15. On page 17, the first full paragraph, "Or the trier of fact may question why Waters would call the Navy's attorney simply to have him read an opinion she already had, and why she would refrain from asking that attorney for his personal knowledge about Collins's discharge status," shall be replaced with the following paragraph:

Or the trier of fact may question why Waters would call the Navy's attorney simply to have him read an opinion she already had, and why she would refrain from asking that attorney for his own knowledge about Collins's discharge status.

 

16. On page 17, the third and fourth full paragraphs, "At this early stage of the case and without weighing the conflicting evidence, Collins established his case has at least minimal merit. [¶] Collins showed Waters an official-looking document that, if authentic, completely pierced through to absolute truth, whatever Collins's foibles might have been, no matter the federal court opinion, and irrespective of other information," shall be replaced with the following two paragraphs:

At this early stage of the case and without weighing the conflicting evidence, Collins established the prima facie case necessary to show his case has at least minimal merit.
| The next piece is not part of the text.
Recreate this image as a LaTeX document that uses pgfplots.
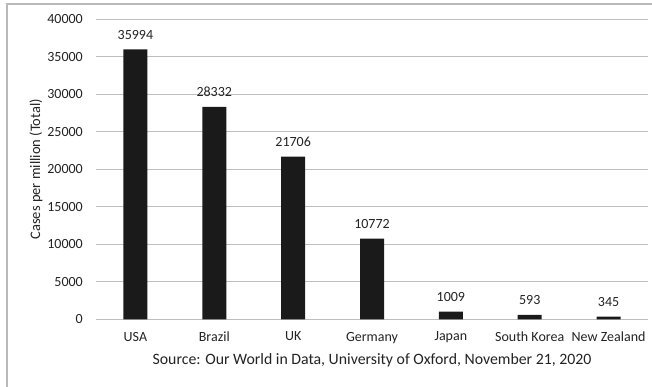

Collins publicized an official-looking document that, if authentic, completely pierced through to absolute truth, whatever Collins's foibles might have been, no matter the federal court opinion, and irrespective of other information.

 

17. On page 18, the last sentence of the second full paragraph, "That fact---that it would have been easy to check---is in the record and is undisputed," shall be replaced with the following sentence:

That fact---that it would have been easy to check---is in the record and is undisputed in the record.

 

18. On page 18, the following paragraph shall be added between the third and fourth full paragraphs:

"Much of the evaluation of actual malice will turn on credibility evaluations. Waters's declarations steadfastly professed subjective blamelessness. The standard is subjective. There is no question about that. But testimony from a party can be trustworthy and conclusive, or self-serving and unreliable, or anywhere in between. Circumstantial evidence can be powerful proof to the contrary, or not. For instance, was Waters's call to Collins's opposing federal counsel structured and timed only to build a record and to confirm what she already knew? Or was it an open-ended inquiry that, in good faith, earnestly sought the truth? All these determinations are for the fact finder. (See Edward, supra, 72 Cal.App.5th at pp. 793-794.)"

 

19. On page 18, in the fourth full paragraph, the third and fourth sentences, "If fact finders drew this inference, Collins's proof could constitute clear and convincing evidence of actual malice. Reasonable minds could agree that people purposefully ignorant about the truth can have a high degree of awareness of probable falsity of a claim they deliberately avoid checking," shall be replaced with the following two sentences:

If fact finders drew this inference, Collins's proof could constitute clear and convincing evidence of subjective actual malice. Reasonable minds could unhesitatingly agree that people purposefully ignorant about the truth can have a high degree of subjective awareness of probable falsity of a claim they deliberately avoid checking.

 

The petition for rehearing filed by Respondents Maxine Waters and Citizens for Waters is denied.

There is no change in the judgment.

 

GRIMES, Acting P. J. WILEY, J. VIRAMONTES, J.